Sulla diplomazia climatica del governo vale quello che si sussurrava già alla Cop27 di Sharm el-Sheikh: l’Italia è invisibile e forse è meglio così. In Egitto il ministro italiano era stato assente da ogni tavolo che avesse importanza, ha scelto di comportarsi come un figurante e così è stato percepito, lasciando il lavoro dei tecnici del ministero (tra i più bravi ed esperti al mondo) senza copertura.
L’unica funzione di supplenza era stata svolta dall’inviato per il clima, Alessandro Modiano, che non aveva un ruolo di governo come le controparti di Regno Unito, Usa, Cina o Germania, ma compensava con l’esperienza e il peso diplomatico. La sua figura era stata creata dal governo Draghi. Modiano si era dovuto districare dall’ego ingombrante dell’allora ministro della Transizione ecologica Cingolani e si era col tempo ritagliato uno spazio.
Al di là delle specifiche scelte in materia di clima, il G20 a guida italiana era stato considerato un ottimo punto di partenza e le figure di peso non mancavano. Per certi versi, anzi, erano troppe. Poi sono arrivati Meloni e Pichetto Fratin e il pieno è stato sostituito dal vuoto, un mese dopo c’era stato l’imbarazzo di vedere un ministro dell’Ambiente così smarrito in un vertice internazionale sul clima, agevolato solo dalla presenza del suo supplente Modiano.
Passa un altro mese e il supplente viene rimosso: non si è solo chiusa l’esperienza individuale di Modiano, ma anche quella dell’inviato per il clima, una carica apparsa e scomparsa nel giro di poco più di un anno. A differenza del precedente governo e di ogni altro Paese di peso nel mondo, l’Italia ha ritenuto che avere un figura di questo tipo fosse tutto sommato irrilevante. Il confronto del think tank Ecco Climate con le scelte degli altri paesi G7, di ogni colore e credo politico, è sconfortante. E nel 2024 la presidenza G7 tocca a noi. Teniamoci forte.
«Interesse nazionale» è una delle formule più usate in questi mesi di governo Meloni. E allora parliamone, ma davvero. I disastri in Emilia-Romagna illustrano quale sia il vero interesse nazionale, e quale sia quello di settori come l’agricoltura o il turismo: una rapida riduzione delle emissioni, perché il sacrificio che ha dovuto affrontare l’Italia a maggio è ancora quello di un clima solo 1,15°C più caldo dell’era pre-industriale.

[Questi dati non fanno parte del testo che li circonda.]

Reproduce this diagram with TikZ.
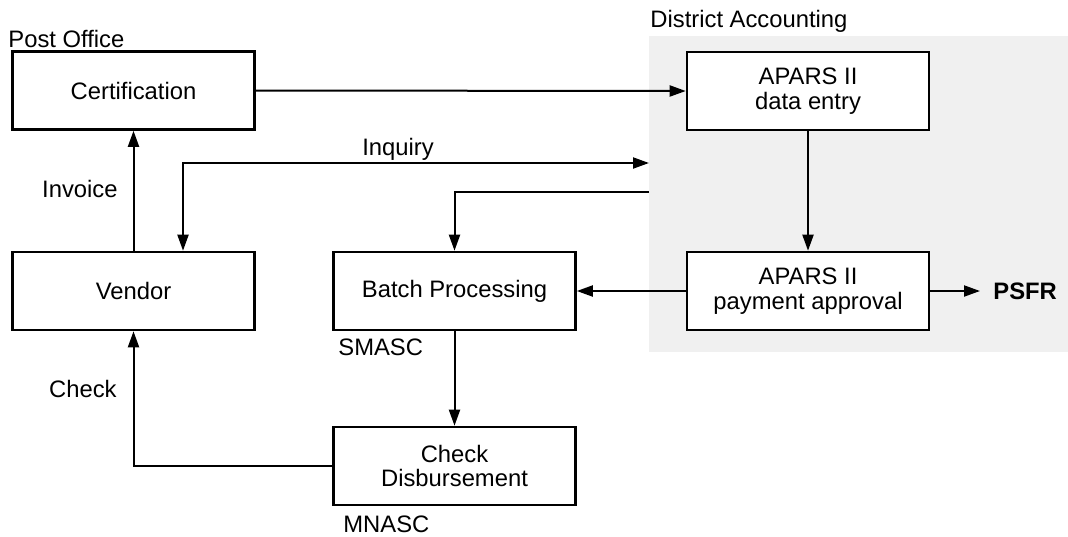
\documentclass[tikz,border=0pt]{standalone}
\usepackage{fontspec}
\setmainfont{Liberation Sans}
\usetikzlibrary{arrows.meta,calc}

\begin{document}
\begin{tikzpicture}[
            x=0.5pt, y=-0.5pt,
            font=\fontsize{11.9}{12.2}\selectfont,
            process/.style={rectangle, draw, line width=1.3pt, fill=white, align=center, minimum width=121pt, minimum height=39pt, inner sep=2pt},
            flow/.style={line width=1pt, -{Triangle[length=8pt,width=5.5pt]}},
            twoway/.style={line width=1pt, {Triangle[length=8pt,width=5.5pt]}-{Triangle[length=8pt,width=5.5pt]}},
            tag/.style={inner sep=0pt}
        ]
        \useasboundingbox (0,0) rectangle (1068,536);

        % District Accounting area
        \fill[black!6] (649,36) rectangle (1068,352);

        % Boxes
        \node[process] (cert) at (133.5,90.5) {Certification};
        \node[process] (entry) at (808,91) {APARS II\\data entry};
        \node[process] (vendor) at (133.5,291) {Vendor};
        \node[process] (batch) at (454.5,291) {Batch Processing};
        \node[process] (approval) at (808,291) {APARS II\\payment approval};
        \node[process] (disb) at (454.5,466) {Check\\Disbursement};
        \node[tag, anchor=west, inner xsep=6.5pt, font=\fontsize{11.9}{12.2}\selectfont\bfseries] (psfr) at (980,291) {PSFR};

        % Labels
        \node[tag, anchor=base west] (post) at (8,47) {Post Office};
        \node[tag, anchor=base west] (district) at (650,27) {District Accounting};
        \node[tag, anchor=base west] (smasc) at (338,355) {SMASC};
        \node[tag, anchor=base west] (mnasc) at (343,532) {MNASC};
        \node[tag, anchor=base east] (invoice) at (118,197) {Invoice};
        \node[tag, anchor=base east] (check) at (117,397) {Check};
        \node[tag, anchor=base] (inquiry) at (398,155) {Inquiry};

        % Edge points of the shaded area
        \coordinate (inq) at (649,163);
        \coordinate (ret) at (649,192);
        \coordinate (inqx) at (183,0);

        % Connections
        \draw[flow] (cert.east) -- (entry.west);
        \draw[flow] (entry.south) -- (approval.north);
        \draw[flow] (approval.west) -- (batch.east);
        \draw[flow] (approval.east) -- (psfr.west);
        \draw[flow] (batch.south) -- (disb.north);
        \draw[flow] (vendor.north) -- (cert.south);
        \draw[flow] (disb.west) -| (vendor.south);
        \draw[twoway] (inq) -| (vendor.north -| inqx);
        \draw[flow] (ret) -| (batch.north);

\end{tikzpicture}
\end{document}
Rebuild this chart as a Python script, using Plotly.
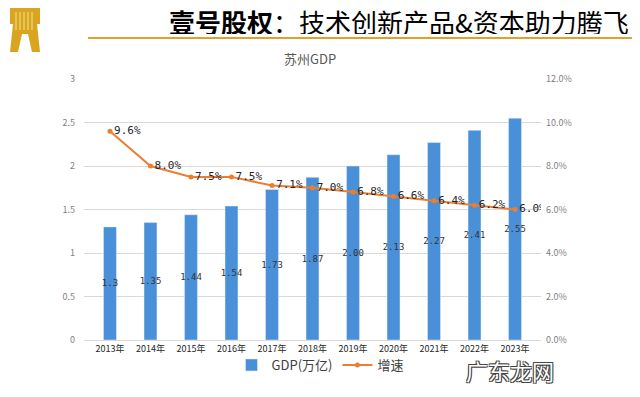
import plotly.graph_objects as go

years = ["2013年", "2014年", "2015年", "2016年", "2017年", "2018年", "2019年", "2020年", "2021年", "2022年", "2023年"]
gdp = [1.3, 1.35, 1.44, 1.54, 1.73, 1.87, 2.00, 2.13, 2.27, 2.41, 2.55]
gdp_labels = ["1.3", "1.35", "1.44", "1.54", "1.73", "1.87", "2.00", "2.13", "2.27", "2.41", "2.55"]
growth = [9.6, 8.0, 7.5, 7.5, 7.1, 7.0, 6.8, 6.6, 6.4, 6.2, 6.0]
growth_labels = ["9.6%", "8.0%", "7.5%", "7.5%", "7.1%", "7.0%", "6.8%", "6.6%", "6.4%", "6.2%", "6.0%"]
left_ticks = [0, 0.5, 1, 1.5, 2, 2.5, 3]
right_ticks = [0, 2, 4, 6, 8, 10, 12]
right_tick_labels = ["0.0%", "2.0%", "4.0%", "6.0%", "8.0%", "10.0%", "12.0%"]

FONT = "Noto Sans CJK SC"
BLUE = "#4A90D9"
ORANGE = "#ED7D31"

# page body has an 8px default margin; work in screen pixels and offset
OFF = 8
FW, FH = 640 - OFF, 397 - OFF
L, R, T, B = 84 - OFF, 541 - OFF, 79 - OFF, 340 - OFF
W, H = R - L, B - T
px = lambda v: (v - OFF - L) / W
py = lambda v: (B - (v - OFF)) / H

fig = go.Figure()
fig.add_trace(go.Bar(
    x=years, y=gdp, name="GDP(万亿)", marker_color=BLUE,
    text=gdp_labels, textposition="inside", insidetextanchor="middle",
    constraintext="none", textangle=0,
    textfont=dict(family="DejaVu Sans Mono", size=9, color="#333333"),
    yaxis="y",
))
fig.add_trace(go.Scatter(
    x=years, y=growth, name="增速", mode="lines+markers+text",
    line=dict(color=ORANGE, width=2), marker=dict(color=ORANGE, size=5),
    text=growth_labels, textposition="middle right",
    textfont=dict(family="DejaVu Sans Mono", size=11, color="#262626"),
    yaxis="y2",
))

fig.update_layout(
    width=FW, height=FH,
    margin=dict(l=L, r=FW - R, t=T, b=FH - B, autoexpand=False),
    paper_bgcolor="white", plot_bgcolor="white",
    font=dict(family=FONT, color="#595959"),
    bargap=0.68,
    showlegend=True,
    legend=dict(orientation="h", x=px(320), xanchor="center", y=py(365), yanchor="middle",
                font=dict(size=13, color="#404040", family=FONT), itemwidth=30,
                tracegroupgap=0, bgcolor="rgba(0,0,0,0)"),
    xaxis=dict(showgrid=False, showline=True, linecolor="#D9D9D9", ticks="",
               tickfont=dict(size=9, color="#262626", family=FONT)),
    yaxis=dict(range=[0, 3], tickvals=left_ticks, showgrid=True, gridcolor="#D9D9D9",
               zeroline=False, ticks="", tickfont=dict(size=9, color="#7f7f7f"), ticklabelstandoff=8),
    yaxis2=dict(range=[0, 12], tickvals=right_ticks, ticktext=right_tick_labels,
                overlaying="y", side="right", showgrid=False, zeroline=False,
                ticks="", tickfont=dict(size=9, color="#7f7f7f"), ticklabelstandoff=4),
)

fig.add_annotation(text="苏州GDP", xref="paper", yref="paper", x=px(310), y=py(58),
                   yanchor="middle", showarrow=False, font=dict(size=13, color="#595959", family=FONT))
fig.add_annotation(text="<b>壹号股权</b>：技术创新产品&资本助力腾飞", xref="paper", yref="paper",
                   x=px(631), xanchor="right", y=py(21), yanchor="middle", height=26,
                   showarrow=False, font=dict(size=26, color="#000000", family=FONT))
fig.add_annotation(text="广东龙网", xref="paper", yref="paper",
                   x=px(556), y=py(370), yanchor="middle", showarrow=False,
                   font=dict(size=22, color="white", family=FONT,
                             shadow="1px 1px 0 #444, -1px -1px 0 #444, 1px -1px 0 #444, -1px 1px 0 #444"))

# header line and logo
fig.add_shape(type="line", xref="paper", yref="paper", x0=px(88), x1=px(640),
              y0=py(38), y1=py(38), line=dict(color="#E0A030", width=2))
logo = ("M {a},{b} L {c},{b} L {c},{d} L {e},{d} L {f},{g} L {h},{g} L {i},{j} L {k},{j} L {l},{g} L {m},{g} L {n},{d} L {a},{d} Z"
        .format(a=px(10), b=py(4), c=px(40), d=py(24), e=px(37), f=px(40), g=py(52),
                h=px(32), i=px(28), j=py(34), k=px(22), l=px(18), m=px(10), n=px(13)))
fig.add_shape(type="path", xref="paper", yref="paper", path=logo,
              fillcolor="#D9A520", line=dict(width=0))
for xv in [16, 20, 24, 28, 32]:
    fig.add_shape(type="line", xref="paper", yref="paper", x0=px(xv), x1=px(xv),
                  y0=py(12), y1=py(30), line=dict(color="#F6E08A", width=1))

fig.write_html("out.html")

La diplomazia climatica serve esattamente a evitare che questo aumento di temperatura finisca fuori controllo e che l’Italia debba affrontare gli eventi estremi di un clima più caldo di due gradi o di chissà quanto (i modelli divergono oggi tra varie sfumature di pessimismo). E così il grande paradosso è che l’Italia nel 2023 è stata il Paese europeo più colpito da eventi estremi ma è allo stesso tempo quello che meno fa sentire la sua voce sull’unico piano che servirebbe a mitigarli: la decarbonizzazione globale.
E intanto il calendario è fitto: nei prossimi mesi si discuterà degli aspetti concreti del fondo danni e perdite creato a Sharm (mentre il ministro era a Roma o Biella), ci saranno i negoziati intermedi dell’Onu sul clima di Bonn di giugno, e poi la Cop28 di Dubai, la Cop dei petrolieri che rischia di dare un colpo mortale alle prospettive di dimezzare le emissioni entro fine decennio.
Se le cose non cambieranno, ci presenteremo negli Emirati con un ministro commercialista del quale non si hanno notizie da mesi, senza un inviato per il clima, e con un progetto energetico che mira a trasformare l’Italia in hub del gas, cioè con la grande scommessa di costruire tutta la sicurezza energetica dei decenni a venire – con relative infrastrutture – su una fonte di energia che ogni organismo internazionale chiede di iniziare a dismettere.
L’ultimo elemento di contesto è che la Commissione europea è vicina alla sua scadenza, a giugno 2024 si vota per le Europee, l’insediamento sarà solo all’inizio del 2025, ci sarà un vuoto di potere nel quale emergeranno diversi protagonismi europei sulle politiche energetiche e climatiche. Difficile che l’Italia possa prendere una leadership di qualsiasi tipo e, come si diceva già in Egitto, forse è meglio così.